Groundbreaking ceremony set for new Spencer High School

Artist rendering of the new Spencer High School being constructed on 37 acres between Fort Benning Road and Cusseta Road in south Columbus.
Artist rendering of the new Spencer High School being constructed on 37 acres between Fort Benning Road and Cusseta Road in south Columbus.

The Muscogee County School District has announced the date and time for the groundbreaking ceremony that will celebrate the start of constructing the new Spencer High School, although site preparation already has begun.

The ceremony at 1000 Fort Benning Road is scheduled for Friday, starting at 4 p.m.

The construction site is on a 37-acre triangular expanse of land in south Columbus, between the Church’s Chicken on Fort Benning Road and the Family Dollar on Cusseta Road.

The Muscogee County School Board has approved $56 million for the project, funded by the 1 percent Special Purpose Local Option Sales Tax the county’s voters approved 54-46 percent in March 2015. This SPLOST, which started July 1, 2015, will last for five years or until $192,185,000 is collected for 24 MCSD projects.

The budget breakdown for the project that will produce the new Spencer is as follows:

▪  $49,750,000 for construction.

▪  $2,750,000 for architecture and engineering fees.

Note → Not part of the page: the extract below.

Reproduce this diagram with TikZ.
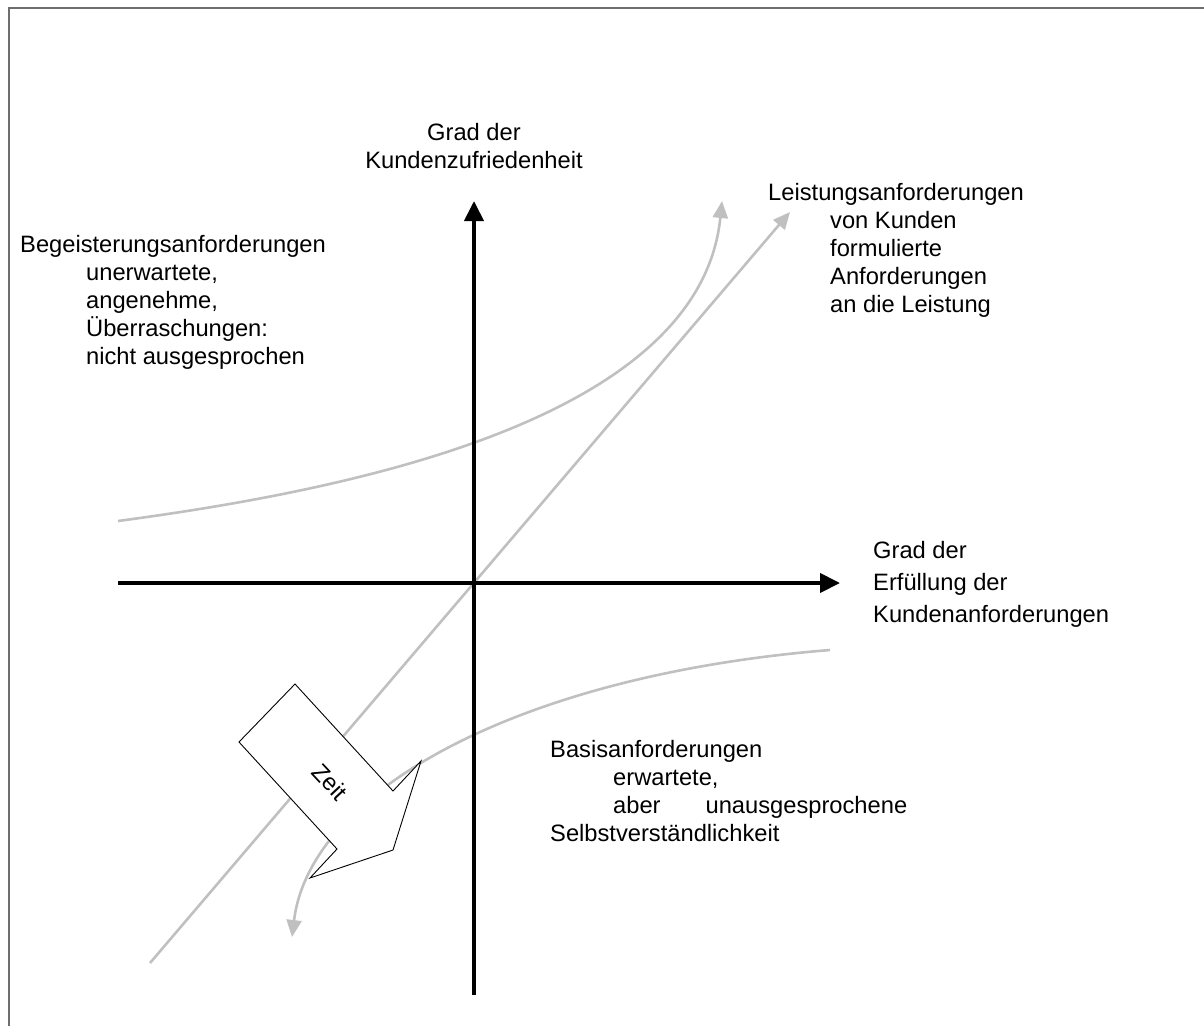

▪  $1,600,000 for furniture, fixtures and equipment.

▪  $1,600,000 for contingency.

▪  $180,000 for construction testing.

▪  $70,000 for reimbursable expenses.

▪  $25,000 for environmental and geotechnical expenses.

▪  $25,000 for surveying.

Hecht Burdeshaw of Columbus and 2WR of Columbus are the project’s architects, and Freeman & Associates of Columbus and Ra-Lin & Associates of Carrollton are the construction managers at risk.

The new Spencer, expected to open in August 2018, is designed to comprise 200,000 square feet and 60 classrooms for a capacity of 1,350 students. It will replace the 38-year-old facility off Victory Drive.

The current Spencer, at the time of last year’s SPLOST vote, was in such poor condition, repairs had cost the district more than $3 million in addition to routine maintenance, MCSD communications director Valerie Fuller said then. The main problem has been the building’s expanding cracks because of the “plastic soil” on the property.